Step outside your comfort zone

“A lot of our decisions are habitual,” says Louise. “Our inner voice is telling us, ‘Oh, I can’t do that/that’s not for me/I’m not up to that.’ Start by stopping yourself automatically saying ‘no’ to new opportunities.”

Could you do that work presentation even though you feel sick with nerves at the very thought? What about booking that holiday even though it means you’ll have to drive a hire car on the ‘wrong’ side of the road? 

She recommends taking time to mull over a decision, rather than automatically denigrating yourself. “Ask yourself, ‘Does this feel exciting, even though I’m scared?” she says. “If it does, do it.”

Be kinder to yourself

Break the negative thoughts that are holding you back. “You’d never talk to your best friend the way you talk to yourself.
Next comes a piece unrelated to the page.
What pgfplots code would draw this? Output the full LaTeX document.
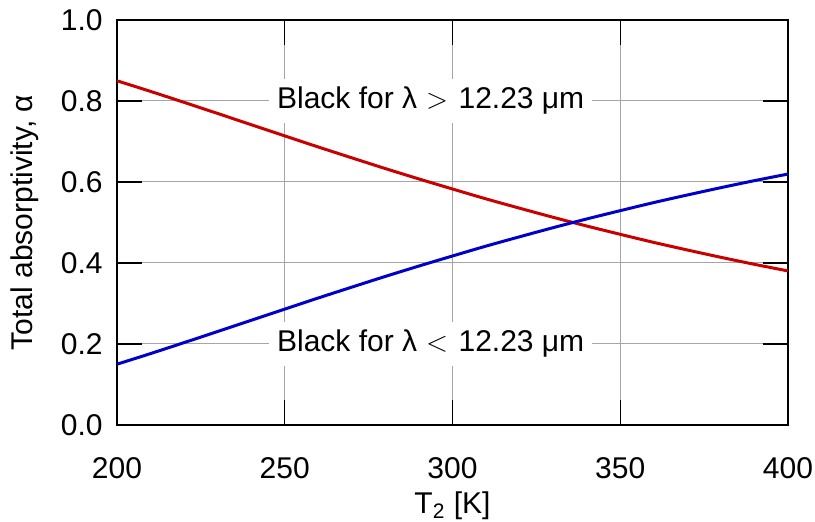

If you did, she’d probably poke you in the eye,” says Alison Hollingsworth. “Be your own best friend.”

“Think about what you want to do and make a plan of small steps to get there.”

Philippa Linane, a personal development coach and an accredited trainer leading workshops in Feel the Fear and Do It Anyway (the late Susan Jeffers’ multi-million selling self-help classic book), used to suffer from crippling social anxiety herself.

Instead of thinking ‘what’s the worst that could happen?’ she suggests a more positive thought process. “Tell yourself, “Everybody wants me to do well, nobody wants me to fail.”

“When you take small steps to be more courageous, you grow in confidence and become more content in yourself. You never know, when you go for something, it could turn out bigger and better than you ever imagined. Doors may open for you, you may make new friends, learn new skills, travel.”

She also recommends taking your own fears out of the equation. “I realised that public speaking wasn’t about me, it was about the audience and wanting them to gain something.

“If you’re giving a talk in public, imagine it through to the end with applause and positive questions afterwards. Think to yourself, ‘If I want to be confident, articulate and engaging, what is that going to look and sound like?’ Practice - I used to stand in front of the mirror giving a talk! - and ask for help from someone who does it well. It’s human nature for people to want to help each other.”

Visualise success

“I often ask my clients to visualise their success,” says Louise. From a first date to a job interview, she says if you can imagine how the scene will pan out positively, you start to “change your belief system and feel more empowered.”

Do a dare list

“Think of 20 to 30 things you’ve always wanted to do, write them down, then every time you cross one off as a new experience, you can clap yourself on the back and celebrate,” says Louise.

It could be ridding yourself of ‘I can’t do that’ beliefs - driving in a multi-storey car park, learning to swim as an adult, going to the cinema by yourself - to the big life-changing events, like starting your own business or taking a sabbatical abroad.

And once you start being brave and challenging yourself to do new things, instead of being stuck in an inner mental loop of “I wish I could do that/be like her/say that”, your self-confidence expands.

Your perception of yourself changes and when the next challenge comes you’ll be able to call on prior experience to think “Of course I can do this.” New experiences and new horizons are there to be grabbed.